ゾラのように市井の庶民の悲惨な現実をそのままに
冷徹に描くというようなことはできない、また、したくもない。
そうではなくて
神の視点から地上を眺めて
人の子のたどる運命や階梯を一種の寓話として
事実らしく登場人物を配置して描く。それこそドイツ文学の真骨頂なのです。
どうしてもドイツ人は
神の目で見た人の子の運命をトレースさせるというか
そういう運命劇しか書けないのである。
それがドイツ文学なのだろう。
その典型が
ハインリッヒ・クライストであろう。
彼の小説、、戯曲、、すべて運命劇である。
人の子と運命との激突、相剋、和解。
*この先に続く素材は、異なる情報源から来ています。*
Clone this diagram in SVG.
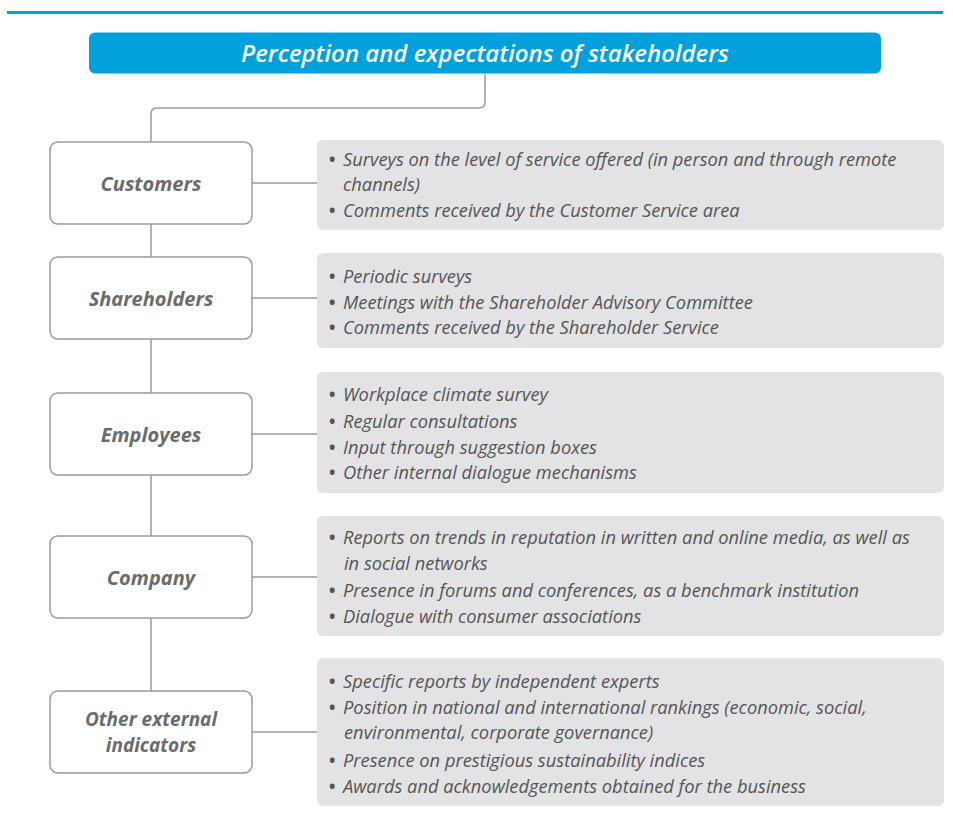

それだけがクライストのすべてです。
そしてこのドイツ的な姿勢をさらに
集約し、、凝縮したのが
「ドイツロマン派」なのである。
ここまで来るともはや運命劇すら超越して
彼らの書くものは。
「思想小説」
或いは「哲学小説」
「因果譚」
だけとなるのである。
到底、現実描写だとか
リアリズムとかそんなものは問題外となるのだ。
ヘルダーリンの「ヒュペーリオン」など
まさに彼の思想の展開でありその色付けのためストーリーでしかないわけである。
まず表白すべき思想ありき、、であり
その思想を物語に乗せて、、神話?あるいはメルヘン?として、説き語りする、、
そういうスタイルである。
だからこの「ヒュペーリオン」は、思想小説というか、、哲学小説というか、
まるで聖書の中の、一物語のような寓話的な啓示小説、
「知恵の書」、、、宗教の宣布書みたいな体裁と化すのである。
のちにポエムで自らの思想をまるで教祖のように
宣布したあのニーチェの先駆者がヘルダーリンだったといえようか。
その意味で「ヒュペーリオン」は
ニーチェの「ツアラストラ」の先駆的作品と言えるわけであろう。
同じように詩で自らの世界観や思想・教義を展開した
ノヴァーリスの「青い花」になると
これは詩の称揚であり、
ポエムの世界の構築と
オカルト的な自然哲学の説き語りであり
ストーリーはそのための、方便?というか
現実味など皆無な荒唐無稽な
メルヘンとなっているわけだ。
もともと市井の庶民描写などしようとも思っていないし
目標は詩文学の水晶宮の構築であり、
聖なる自然の秘密の解明だから
庶民が悲惨な暮らしをしたというような描写のリアリズム小説など
まったく問題外というわけだ。
みずからの思想、ポエムの王国の構築それが目的であるから
ゾラのような庶民描写など全く問題外なのである。
これがドイツ人の精神性であり
精神性の実の空中浮揚?という心性なのである。
もっといえば民族性である。
現実の事実をそのままに描写するというような
それだけに終始するようなことはドイツ人のもっとも嫌うところであろう。
もっと精神性の浮揚を、
もっとポエムの天空へ。
もっと空想の翼を広げて。
もっと、思弁的に
もっと神話的に
もっとメルヒェンチックに、
こういう現実離れ?というか
思索性というか、、内面性へののめり込み?
これこそが
ドイツにあのヘーゲルやカントという哲学者を排出せしめた最大の理由なのだと私は思う。
そしてドイツロマン派はそれを
究極のポエム形式で表白したということである。
ポエムと思想が結着した。
そしてまず表白すべき思想や哲学あるいは理想の王国があり
ポエムやメルヘンは
あくまでもその表白手段にすぎない。
それこそ、ドイツロマン派の本質なのである。
それこそがドイツ文学そのものなのである。
それこそがドイツ的な心性そのものなのである。
まさにドイツロマン派文学とは
そうしたドイツ的な心性の
究極の頂点と言えるわけなのである。